Выбрать главу

Государственными делами, помимо короля, ведали его кузены, герцоги рода Лините; и их общих усилий хватало для того, чтобы Вальденбург ни в чем не знал недостатка. Ее же собственные отношения с королем и королевой тевольтскими были весьма непростыми, и не следовало усложнять их еще больше.

Что ж, в этом нет ничего удивительного, ибо таково устройство мира. Мужчинам – походы, завоевания, великие дела. Удел королевы – почтение и любовь к супругу, милосердие, забота о женщинах и детях, поощрение искусства и тех ремесел, что приносят не только победу или доход, но и эстетическое наслаждение. Куда как лучше любоваться строящимся собором или замком, чем выслушивать доносы и наговоры, ибо справедливо сказано, что камень долговечней и прекрасней пустого слова.

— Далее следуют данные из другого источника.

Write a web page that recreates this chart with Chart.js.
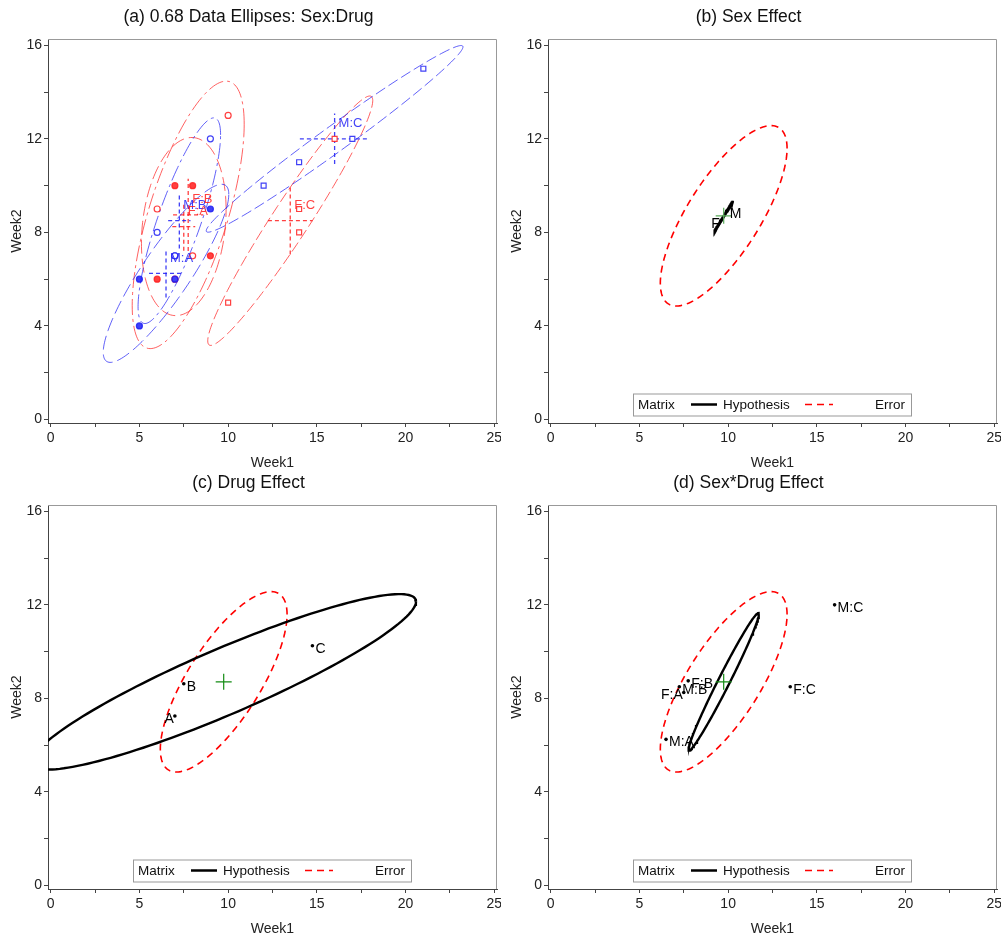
<!DOCTYPE html>
<html>
<head>
<meta charset="utf-8">
<script src="https://cdn.jsdelivr.net/npm/chart.js@4.4.0/dist/chart.umd.min.js"></script>
<style>
  body { margin: 0; background: #fff; overflow: hidden; }
  #wrap { position: relative; width: 1002px; height: 936px; }
  .cell { position: absolute; width: 501px; height: 468px; }
</style>
</head>
<body>
<div id="wrap">
  <div class="cell" style="left:0;top:0"><canvas id="chartA"></canvas></div>
  <div class="cell" style="left:500px;top:0"><canvas id="chartB"></canvas></div>
  <div class="cell" style="left:0;top:466px"><canvas id="chartC"></canvas></div>
  <div class="cell" style="left:500px;top:466px"><canvas id="chartD"></canvas></div>
</div>
<script>
// raw observations (4 per cell)
const sex   = ['M','M','M','M','M','M','M','M','M','M','M','M','F','F','F','F','F','F','F','F','F','F','F','F'];
const drug  = ['A','A','A','A','B','B','B','B','C','C','C','C','A','A','A','A','B','B','B','B','C','C','C','C'];
const week1 = [5,5,9,7, 7,7,9,6, 21,14,17,12, 7,6,9,8, 7,6,10,8, 16,14,14,10];
const week2 = [6,4,9,6, 7,7,12,8, 15,11,12,10, 10,6,7,10, 6,9,13,7, 12,9,8,5];

const sexLevels  = ['M','F'];
const drugLevels = ['A','B','C'];
const xTickVals = [0,2.5,5,7.5,10,12.5,15,17.5,20,22.5,25];
const yTickVals = [0,2,4,6,8,10,12,14,16];

const level = 0.68;
const hypRadius = { sex: 2.7, drug: 2.65, inter: 2.22 };  // H ellipse size

const sexColor = { M: 'rgba(30,30,245,0.85)', F: 'rgba(255,30,30,0.85)' };
const drugStyle = { A: 'circle', B: 'circle', C: 'rect' };
const drugDash = { A: [14,5], B: [16,4,3,4], C: [11,4] };

Chart.defaults.font.family = '"Liberation Sans", Arial, sans-serif';
Chart.defaults.color = '#222';

// ---- stats ----
function stats(idx) {
  const n = idx.length;
  let mx = 0, my = 0;
  idx.forEach(i => { mx += week1[i]; my += week2[i]; });
  mx /= n; my /= n;
  let sxx = 0, sxy = 0, syy = 0;
  idx.forEach(i => {
    const dx = week1[i] - mx, dy = week2[i] - my;
    sxx += dx*dx; sxy += dx*dy; syy += dy*dy;
  });
  return { n, mean: [mx, my], sscp: [sxx, sxy, syy] };
}
const allIdx = week1.map((_, i) => i);
const grand = stats(allIdx);
const cells = [];
sexLevels.forEach(s => drugLevels.forEach(d => {
  const idx = allIdx.filter(i => sex[i] === s && drug[i] === d);
  cells.push(Object.assign({ sex: s, drug: d, idx }, stats(idx)));
}));
const sexStats  = sexLevels.map(s => Object.assign({ name: s }, stats(allIdx.filter(i => sex[i] === s))));
const drugStats = drugLevels.map(d => Object.assign({ name: d }, stats(allIdx.filter(i => drug[i] === d))));

const dfe = week1.length - cells.length;
const E = [0,0,0];
cells.forEach(c => { for (let k = 0; k < 3; k++) E[k] += c.sscp[k]; });

function hyp(groups, devFn) {
  const H = [0,0,0];
  groups.forEach(g => {
    const d = devFn(g);
    H[0] += g.n*d[0]*d[0]; H[1] += g.n*d[0]*d[1]; H[2] += g.n*d[1]*d[1];
  });
  return H;
}
const g = grand.mean;
const Hsex  = hyp(sexStats,  s => [s.mean[0]-g[0], s.mean[1]-g[1]]);
const Hdrug = hyp(drugStats, s => [s.mean[0]-g[0], s.mean[1]-g[1]]);
const Hint  = hyp(cells, c => {
  const sm = sexStats[sexLevels.indexOf(c.sex)].mean;
  const dm = drugStats[drugLevels.indexOf(c.drug)].mean;
  return [c.mean[0]-sm[0]-dm[0]+g[0], c.mean[1]-sm[1]-dm[1]+g[1]];
});
const scaleM = (S, k) => S.map(v => v / k);

// radius from F(2, df) quantile
function fRadius(p, df) { return Math.sqrt(df * (Math.pow(1 - p, -2/df) - 1)); }

function ellipsePts(m, S, c) {
  const a = Math.sqrt(S[0]);
  const b = a > 0 ? S[1]/a : 0;
  const d = Math.sqrt(Math.max(0, S[2] - b*b));
  const pts = [];
  for (let k = 0; k <= 160; k++) {
    const t = 2*Math.PI*k/160, u = Math.cos(t), v = Math.sin(t);
    pts.push({ x: m[0] + c*a*u, y: m[1] + c*(b*u + d*v) });
  }
  return pts;
}

// ---- plugins ----
const framePlugin = {
  id: 'frame',
  beforeDatasetsDraw(chart) {
    const a = chart.chartArea, ctx = chart.ctx;
    ctx.save();
    ctx.strokeStyle = '#999'; ctx.lineWidth = 1;
    ctx.beginPath();
    ctx.moveTo(a.left, a.top + 0.5); ctx.lineTo(a.right - 0.5, a.top + 0.5); ctx.lineTo(a.right - 0.5, a.bottom);
    ctx.stroke();
    ctx.restore();
  }
};

const labelPlugin = {
  id: 'ptLabels',
  afterDatasetsDraw(chart, args, opts) {
    if (!opts.items) return;
    const ctx = chart.ctx, xs = chart.scales.x, ys = chart.scales.y;
    ctx.save();
    ctx.font = opts.font;
    ctx.textBaseline = 'middle';
    opts.items.forEach(it => {
      ctx.fillStyle = it.color || '#000';
      ctx.textAlign = it.align;
      ctx.fillText(it.text, xs.getPixelForValue(it.x) + it.dx, ys.getPixelForValue(it.y) + it.dy);
    });
    ctx.restore();
  }
};

const heLegendPlugin = {
  id: 'heLegend',
  afterDraw(chart, args, opts) {
    if (!opts.show) return;
    const a = chart.chartArea, ctx = chart.ctx;
    const x0 = a.left + 85, y0 = a.bottom - 29.5, w = 278, h = 22;
    const cy = y0 + h/2;
    ctx.save();
    ctx.strokeStyle = '#999'; ctx.lineWidth = 1;
    ctx.strokeRect(x0 + 0.5, y0 + 0.5, w, h);
    ctx.font = '13.5px "Liberation Sans", Arial, sans-serif';
    ctx.fillStyle = '#111'; ctx.textBaseline = 'middle'; ctx.textAlign = 'left';
    ctx.fillText('Matrix', x0 + 5, cy + 1);
    ctx.fillText('Hypothesis', x0 + 90, cy + 1);
    ctx.fillText('Error', x0 + 242, cy + 1);
    ctx.strokeStyle = '#000'; ctx.lineWidth = 2.5;
    ctx.beginPath(); ctx.moveTo(x0 + 58, cy); ctx.lineTo(x0 + 84, cy); ctx.stroke();
    ctx.strokeStyle = '#f00'; ctx.lineWidth = 1.5; ctx.setLineDash([7,5]);
    ctx.beginPath(); ctx.moveTo(x0 + 172, cy); ctx.lineTo(x0 + 200, cy); ctx.stroke();
    ctx.restore();
  }
};

function axes() {
  const tickFont = { size: 14 };
  return {
    x: {
      type: 'linear', min: -0.15, max: 25.15,
      afterBuildTicks: s => { s.ticks = xTickVals.map(v => ({ value: v })); },
      afterFit: s => { s.height = 45; s.paddingLeft = 0; s.paddingRight = 0; },
      ticks: { callback: v => (v % 5 === 0 ? v : ''), font: tickFont, color: '#222', padding: 3, autoSkip: false, maxRotation: 0 },
      grid: { drawOnChartArea: false, tickLength: 4, color: '#444' },
      border: { color: '#444' },
      title: { display: true, text: 'Week1', font: { size: 14, lineHeight: 0.7 }, color: '#222', padding: { top: 0, bottom: 0 } }
    },
    y: {
      type: 'linear', min: -0.15, max: 16.27,
      afterBuildTicks: s => { s.ticks = yTickVals.map(v => ({ value: v })); },
      afterFit: s => { s.width = 48; s.paddingTop = 0; s.paddingBottom = 0; },
      ticks: { callback: v => (v % 4 === 0 ? v : ''), font: tickFont, color: '#222', padding: 2, autoSkip: false },
      grid: { drawOnChartArea: false, tickLength: 4, color: '#444' },
      border: { color: '#444' },
      title: { display: true, text: 'Week2', font: { size: 14 }, color: '#222', padding: { top: 9, bottom: 0 } }
    }
  };
}

function makeChart(id, title, datasets, labelItems, labelFont, legend) {
  return new Chart(document.getElementById(id), {
    type: 'scatter',
    data: { datasets },
    options: {
      responsive: true, maintainAspectRatio: false, animation: false,
      layout: { autoPadding: false, padding: { left: 0, right: 4, top: 0, bottom: 0 } },
      scales: axes(),
      plugins: {
        legend: { display: false },
        tooltip: { enabled: false },
        title: { display: true, text: title, font: { size: 17.5, weight: 'normal' }, color: '#111', padding: { top: 7, bottom: 11 } },
        ptLabels: { items: labelItems, font: labelFont },
        heLegend: { show: legend }
      }
    },
    plugins: [framePlugin, labelPlugin, heLegendPlugin]
  });
}

const lineDs = (pts, color, width, dash) => ({
  data: pts, showLine: true, pointRadius: 0, borderColor: color, borderWidth: width,
  borderDash: dash || [], fill: false, tension: 0
});

// ---- (a) data ellipses ----
const dsA = [];
const labelsA = [];
const cData = fRadius(level, 3);
cells.forEach(c => {
  const col = sexColor[c.sex];
  dsA.push({
    data: c.idx.map(i => ({ x: week1[i], y: week2[i] })),
    pointStyle: drugStyle[c.drug],
    pointRadius: c.drug === 'C' ? 3.5 : 3,
    pointBackgroundColor: c.drug === 'A' ? col : '#fff',
    pointBorderColor: col, pointBorderWidth: 1.2, showLine: false
  });
});
cells.forEach(c => {
  const col = sexColor[c.sex];
  const cov = scaleM(c.sscp, c.n - 1);
  dsA.push(lineDs(ellipsePts(c.mean, cov, cData), col.replace('0.85', '0.7'), 1, drugDash[c.drug]));
  const sx = Math.sqrt(cov[0] / c.n), sy = Math.sqrt(cov[2] / c.n);
  dsA.push(lineDs([{ x: c.mean[0]-sx, y: c.mean[1] }, { x: c.mean[0]+sx, y: c.mean[1] }], col, 1.3, [4,3]));
  dsA.push(lineDs([{ x: c.mean[0], y: c.mean[1]-sy }, { x: c.mean[0], y: c.mean[1]+sy }], col, 1.3, [4,3]));
  labelsA.push({ x: c.mean[0], y: c.mean[1], text: c.sex + ':' + c.drug, color: col, align: 'left', dx: 4, dy: -15 });
});
makeChart('chartA', '(a) 0.68 Data Ellipses: Sex:Drug', dsA, labelsA, '13px "Liberation Sans", Arial, sans-serif', false);

// ---- HE plots ----
const cErr = fRadius(level, dfe);
const Eell = ellipsePts(g, scaleM(E, dfe), cErr);

function heDatasets(H, c, groups, crossColor) {
  return [
    { data: [{ x: g[0], y: g[1] }], pointStyle: 'cross', pointRadius: 8, pointBorderColor: crossColor, pointBorderWidth: 1.2, showLine: false },
    { data: groups.map(s => ({ x: s.mean[0], y: s.mean[1] })), pointRadius: 1.8, pointBackgroundColor: '#000', pointBorderColor: '#000', pointBorderWidth: 0, showLine: false },
    lineDs(ellipsePts(g, scaleM(H, dfe), c), '#000', 2.4),
    lineDs(Eell, '#f00', 1.6, [7,5])
  ];
}
const heFont = '14px "Liberation Sans", Arial, sans-serif';
const leftLabels = ['F', 'A', 'F:A'];
const heLabels = (groups, nameFn) => groups.map(s => {
  const t = nameFn(s);
  const left = leftLabels.includes(t);
  return { x: s.mean[0], y: s.mean[1], text: t, align: left ? 'right' : 'left', dx: left ? -1 : 3, dy: 3, color: '#000' };
});

makeChart('chartB', '(b) Sex Effect', heDatasets(Hsex, hypRadius.sex, sexStats, 'rgb(90,170,90)'), heLabels(sexStats, s => s.name), heFont, true);
makeChart('chartC', '(c) Drug Effect', heDatasets(Hdrug, hypRadius.drug, drugStats, 'rgb(20,140,20)'), heLabels(drugStats, s => s.name), heFont, true);
makeChart('chartD', '(d) Sex*Drug Effect', heDatasets(Hint, hypRadius.inter, cells, 'rgb(20,140,20)'), heLabels(cells, s => s.sex + ':' + s.drug), heFont, true);
</script>
</body>
</html>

Она не питала склонности к интригам и склокам, но любила тешить свое нежное женское тщеславие искусными изделиями леденских ювелиров, носить прекрасные наряды и слушать песни – по ее мнению, это значило ничуть не меньше, чем важные и трудные дела короля; ведь изящное, хоть и бренное, искусство также составляло славу и величие королевского двора.

Лео Вагнер прибыл в Вальденбург недавно, в сопровождении всего нескольких воинов и слуг, словно это был частный визит. Сначала Анастази подумала, что сюзерен, должно быть, отослал его с глаз долой за какую-нибудь провинность, но потом убедилась, что менестрель по-прежнему пользуется безграничным доверием и дружбой своего повелителя. Он занимал при дворе Вольфа то же положение, что и при его старшем брате, короле Густаве: развлекал пирующих на королевских трапезах, был устроителем празднеств и развлечений. Очаровательный мотылек, увлеченный музыкой и изящными представлениями, скорый на выдумку и всегда знающий, что может доставить удовольствие его родовитым покровителям.

О других, куда менее приглядных сторонах его деятельности, знали немногие, а те, кто знал или догадывался, предпочитали об этом не распространяться.

Все это Анастази помнила еще со слов барона Рихарда Кленце, своего первого мужа, который никогда не жаловал менестреля, презрительно называя его певчей птичкой. Но Лео, казалось, не было никакого дела до этого, а может, он хорошо умел скрывать досаду и гнев. Доверие короля давало ему деньги и власть – он носил такие одежды и оружие, какие не всякий дворянин мог себе позволить.

За тайные дела не бывает мгновенной награды, и потому Лео Вагнер пока лишь мечтал о титуле и феоде, которые сможет передать своим сыновьям.

Однако он любил радовать других своим искусством – и владел им в совершенстве. Дамы неизменно приходили в восторг от его голоса и манер, посылали ему восхитительно красноречивые взгляды; и мужчины, похоже, даже немного завидовали его успеху. Менестрель умел пробудить в слушателях самые высокие чувства произнесенным нараспев сказанием о славных героях древности, распалить женщин нежной любовной балладой, или рассмешить острой и пошлой, на грани неприличия, песенкой из тех, что поются на ярмарках и разгульных праздниках во время фастнахта.

Юный принц Отто и его единоутробный брат, барон Эрих, сын Анастази от первого брака, то и дело просили его исполнить еще какую-нибудь старинную, таинственную легенду. Правда, король считал, что в таких развлечениях надо соблюдать известную умеренность, чтобы в неокрепших умах не поселились изнеженность и мечтательность, совершенно не нужные будущему королю и воину; но ремесло Лео Вагнера не предполагало чрезмерной строптивости.

Разумеется, он оставался всего лишь простолюдином, умения которого по стечению обстоятельств оказались полезны. Никто и не подумал бы побрататься с ним или отдать за него замуж дочь или сестру. Да и все его богатства ничего не значат для человека истинно благородного происхождения – даже если лишь одного кошеля с серебром менестрелю достаточно, чтобы купить все, чем тот владеет.

Все это было незыблемой правдой. Но сейчас Лео Вагнер пел для короля и королевы, стоя посреди Большого зала, и казалось, что, кроме музыки, менестреля не волнует ничто; а когда умолк, улыбаясь, отводя светлые волосы со лба, весь – олицетворение азарта и счастья, то был просто прекрасен. И, заглядевшись, королева на мгновение позабыла и о своем недоверии к менестрелю, и о том, что за ней самой наблюдает множество внимательных глаз.